Is this news? It is now.

In my fertile imagination, I picture Stan Wischnowski in a meeting following the outrage, thinking to himself,

“I’ve spent my life believing in equality, in thinking hard about how to best achieve it and best serve everyone, particularly the marginalized of my city, and they’re going to burn me at the stake for this idiocy? Fuck it, let these blithering idiots burn it all down and then figure out how to dig themselves out of their hole. I don’t need this shit.”

It’s not that there is no news in the papers anymore. There is. But there is no longer a pretense of it being real, factual, accurate or complete, at least where the staff gets to walk out when an idea they feel endangers them, violates their sacred words or challenges their binary belief of good and evil. If “buildings matter, too,” was so traumatizing, so horrific that it cost the “top editor” his job, how the hell can a newspaper possibly have a headline that “All Cops Aren’t Literally Hitler”? But they’re not.

Update: Who could have seen this plot twist coming?
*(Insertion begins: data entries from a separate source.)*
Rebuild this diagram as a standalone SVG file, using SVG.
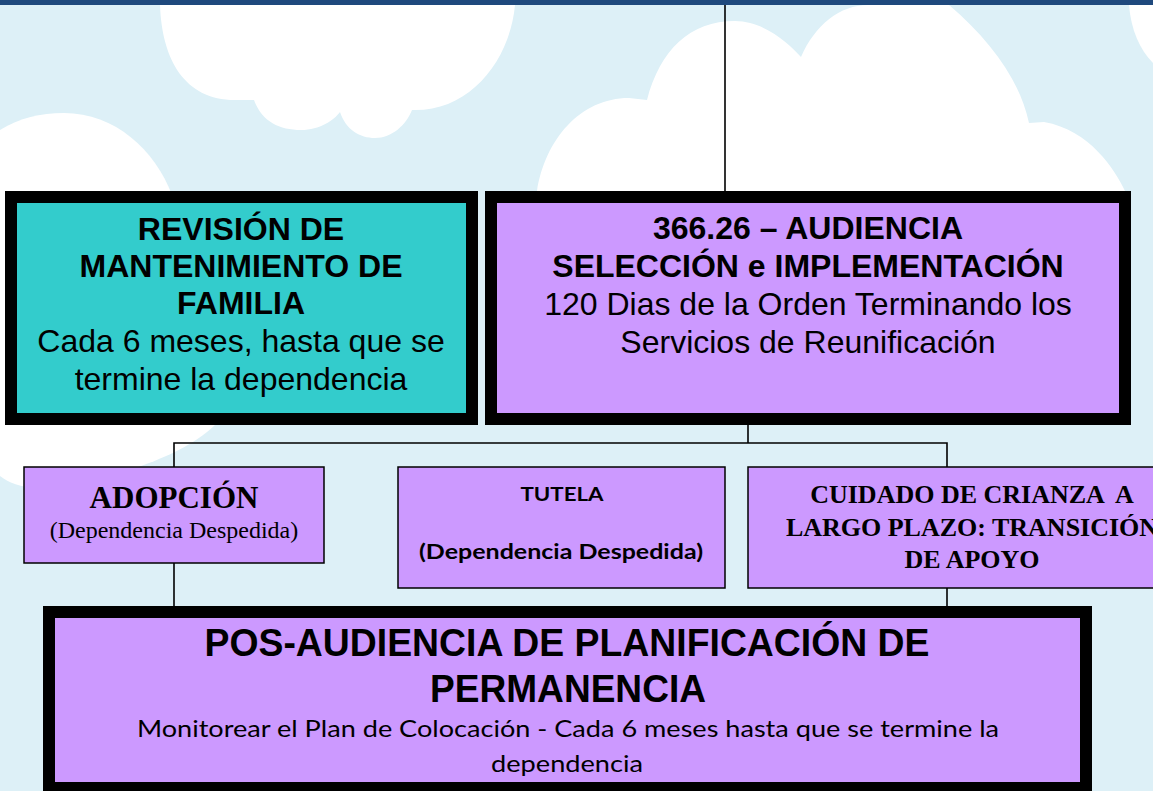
<svg xmlns="http://www.w3.org/2000/svg" width="1153" height="791" viewBox="0 0 1153 791">
<style>
.cloud{fill:#ffffff}
.thick{stroke:#000;stroke-width:12}
.thin{stroke:#000;stroke-width:1.5}
.purple{fill:#CC99FF}
.teal{fill:#33CCCC}
.conn{stroke:#000;stroke-width:1.6;fill:none}
.sans{font-family:"Liberation Sans",Arial,sans-serif;fill:#000}
.serif{font-family:"Liberation Serif","Times New Roman",serif;fill:#000}
.cal{font-family:Lato,"Open Sans",sans-serif;fill:#000}
</style>
<rect x="0" y="0" width="1153" height="791" fill="#DDF0F7"/>
<g id="clouds">
<path class="cloud" d="M160,5 C162,60 185,100 235,100 L254,100 C262,122 280,130 301,130 C320,130 334,120 340,112 C346,130 360,138 375,138 C392,138 406,125 412,110 C470,112 510,60 515,5 Z"/>
<path class="cloud" d="M0,130 C20,118 40,113 64,113 C115,113 155,150 172,195 L215,425 C185,455 110,482 40,488 C20,488 8,482 0,476 Z"/>
<path class="cloud" d="M537,191 C545,140 580,98 629,98 L647,100 C660,50 690,21 735,21 C765,21 790,45 801,57 C815,25 840,5 868,5 L949,5 C990,40 1020,80 1029,123 L1044,122 C1090,130 1115,170 1125,191 L1125,200 L537,200 Z"/>
<path class="cloud" d="M1129,5 L1153,5 L1153,63 C1140,50 1131,30 1129,5 Z"/>
</g>
<rect x="0" y="0" width="1153" height="5" fill="#1F497D"/>
<g id="connectors">
<line class="conn" x1="725" y1="5" x2="725" y2="191"/>
<polyline class="conn" points="748,425 748,443"/>
<polyline class="conn" points="174,467 174,443 947,443 947,467"/>
<line class="conn" x1="174" y1="563" x2="174" y2="606"/>
<line class="conn" x1="947" y1="588" x2="947" y2="606"/>
</g>
<g id="node-revision">
<rect class="thick teal" x="11" y="197" width="461" height="222"/>
<g class="sans" font-size="32" text-anchor="middle">
<text x="241" y="240" font-weight="bold">REVISIÓN DE</text>
<text x="241" y="277" font-weight="bold">MANTENIMIENTO DE</text>
<text x="241" y="314" font-weight="bold">FAMILIA</text>
<text x="241" y="352">Cada 6 meses, hasta que se</text>
<text x="241" y="390">termine la dependencia</text>
</g>
</g>
<g id="node-audiencia">
<rect class="thick purple" x="491" y="197" width="634" height="222"/>
<g class="sans" font-size="32" text-anchor="middle">
<text x="808" y="239" font-weight="bold">366.26 – AUDIENCIA</text>
<text x="808" y="277" font-weight="bold">SELECCIÓN e IMPLEMENTACIÓN</text>
<text x="808" y="315">120 Dias de la Orden Terminando los</text>
<text x="808" y="353">Servicios de Reunificación</text>
</g>
</g>
<g id="node-adopcion">
<rect class="thin purple" x="24" y="467" width="300" height="96"/>
<text class="serif" x="174" y="508" font-size="31" font-weight="bold" text-anchor="middle">ADOPCIÓN</text>
<text class="serif" x="174" y="538" font-size="24" text-anchor="middle">(Dependencia Despedida)</text>
</g>
<g id="node-tutela">
<rect class="thin purple" x="398" y="467" width="327" height="121"/>
<text class="cal" x="562" y="501" font-size="19" font-weight="bold" text-anchor="middle" textLength="83" lengthAdjust="spacingAndGlyphs">TUTELA</text>
<text class="cal" x="561" y="559" font-size="21" font-weight="bold" text-anchor="middle" textLength="284" lengthAdjust="spacingAndGlyphs">(Dependencia Despedida)</text>
</g>
<g id="node-cuidado">
<rect class="thin purple" x="748" y="467" width="460" height="121"/>
<g class="serif" font-size="26" font-weight="bold" text-anchor="middle">
<text x="972" y="503" xml:space="preserve">CUIDADO DE CRIANZA  A</text>
<text x="972" y="536">LARGO PLAZO: TRANSICIÓN</text>
<text x="972" y="568">DE APOYO</text>
</g>
</g>
<g id="node-pos">
<rect class="thick purple" x="49" y="612" width="1037" height="176"/>
<text class="sans" x="567" y="656" font-size="39" font-weight="bold" text-anchor="middle" textLength="725" lengthAdjust="spacingAndGlyphs">POS-AUDIENCIA DE PLANIFICACIÓN DE</text>
<text class="sans" x="568" y="702" font-size="39" font-weight="bold" text-anchor="middle" textLength="276" lengthAdjust="spacingAndGlyphs">PERMANENCIA</text>
<text class="cal" x="568" y="737" font-size="24" text-anchor="middle" textLength="862" lengthAdjust="spacingAndGlyphs">Monitorear el Plan de Colocación - Cada 6 meses hasta que se termine la</text>
<text class="cal" x="567" y="772" font-size="24" text-anchor="middle" textLength="152" lengthAdjust="spacingAndGlyphs">dependencia</text>
</g>
</svg>
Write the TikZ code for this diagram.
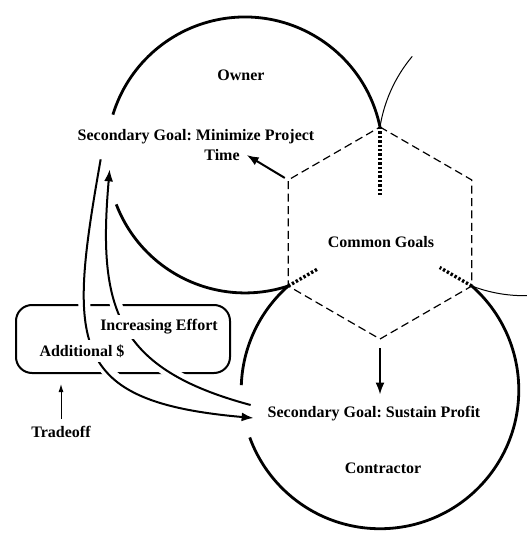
\documentclass[tikz,border=0pt]{standalone}
\usepackage{fontspec}
\setmainfont{Liberation Serif}
\usetikzlibrary{arrows.meta, calc}

\begin{document}
\frenchspacing
\begin{tikzpicture}[
    x=0.5pt, y=0.5pt,
    every node/.style={font=\bfseries\fontsize{8}{9}\selectfont},
    party/.style={line width=1.4pt},
    other/.style={line width=0.5pt},
    hexline/.style={line width=0.6pt, dash pattern=on 4pt off 2.2pt},
    tie/.style={line width=1.7pt, dash pattern=on 1.2pt off 1pt},
    flow/.style={line width=1pt, -{Latex[length=6pt, width=4.5pt]}},
    halo/.style={preaction={draw=white, line width=6pt, -}},
    tradebox/.style={draw, line width=1pt, rounded corners=8pt, minimum width=107pt, minimum height=34pt},
    gap/.style={fill=white, inner sep=2.5pt}
]
\useasboundingbox (0,0) rectangle (526,-535);

% Labels
\node (owner) at (241,-75) {Owner};
\node (mpt) at (196,-137) {Secondary Goal: Minimize Project};
\node (mpttime) at (222,-155) {Time};
\node (cg) at (381,-242) {Common Goals};
\node (sp) at (374,-414) {Secondary Goal: Sustain Profit};
\node (contractor) at (383,-468) {Contractor};
\node (trade) at (61,-432) {Tradeoff};

% Tradeoff box
\node[tradebox] (box) at (123,-339) {};

% Effort and money loop
\draw[flow, halo] ([shift={(30,-8)}]mpt.south west) to[out=-100, in=175, looseness=1.6] ([shift={(-7,-4)}]sp.west);
\draw[flow, halo] ([shift={(-10,9)}]sp.west) to[out=165, in=-95, looseness=1.3] ([shift={(39,-18)}]mpt.south west);
\node[gap] (effort) at (159,-327) {Increasing Effort};
\node[gap] (money) at (82,-351) {Additional \$};

% Hexagon corners
\coordinate (hc) at (380,-233);
\foreach \a/\n in {90/t, 150/ul, 210/ll, 270/b, 330/lr, 30/ur}
    \coordinate (h\n) at ($(hc)+(\a:106)$);

% Owner
\draw[party] (ht) arc[start angle=11.7, end angle=163, radius=138];
\draw[party] (hll) arc[start angle=288.2, end angle=201, radius=138];

% Contractor
\draw[party] (hll) arc[start angle=131.4, end angle=178, radius=138.7];
\draw[party] (hlr) arc[start angle=48.6, end angle=-160, radius=138.7];

% Third party, only partly shown
\draw[other] (ht) arc[start angle=170.9, end angle=140, radius=145.8];
\draw[other] (hlr) arc[start angle=249, end angle=272, radius=145.8];

% Common goals
\draw[hexline] (ht) -- (hur) -- (hlr) -- (hb) -- (hll) -- (hul) -- cycle;
\draw[tie] (ht) -- ($(ht)!0.64!(hc)$);
\draw[tie] (hll) -- ($(hll)!0.33!(hc)$);
\draw[tie] (hlr) -- ($(hlr)!0.35!(hc)$);

\draw[flow, shorten <=2pt] (hul) -- (mpttime.east);
\draw[flow, shorten <=4.5pt, shorten >=2.5pt] (hb) -- (hb |- sp.north);
\draw[line width=0.5pt, -{Latex[length=4pt, width=2.5pt]}, shorten >=5pt] (trade.north) -- (trade.north |- box.south);
\end{tikzpicture}
\end{document}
6 thoughts on “Defund Media (Update)

  1. John Barleycorn

    If “news’ outlits still funded cartoonists, instead wasting money on the IT to block porn sites in their newsrooms the Mara Liasson & Bret Baier panels would already be a thing….

  2. KP

    “soldiers in World War II were fighting fascism”
    No, they were fighting the National SOCIALIST Govt…

    Anyway, obviously Russia has won and America has lost, the idea of free markets & capitalism is now obsolete and should be banned, like the N-word Americans are not allowed to say.

    The Govt will solve all your problems. Those with any brains will be re-educated and have to wear overalls with yellow symbols on.

  3. dave f

    “Tennis courts matter, too.” Quasi-sexual Oberlin grad? C’mon, now. In my day (Oberlin ’82, tennis team), we joked about being trisexual (“I’ll try anything!”) As an additional non-sequitur, for what it’s worth, my “alumni donations” are paper checks made out to Gibson’s Bakery but mailed to a “woke” on campus, to see if he/she/it is willing to walk across town to deliver it-hasn’t happened yet. Anyway, *you triggered me* with “Oberlin.”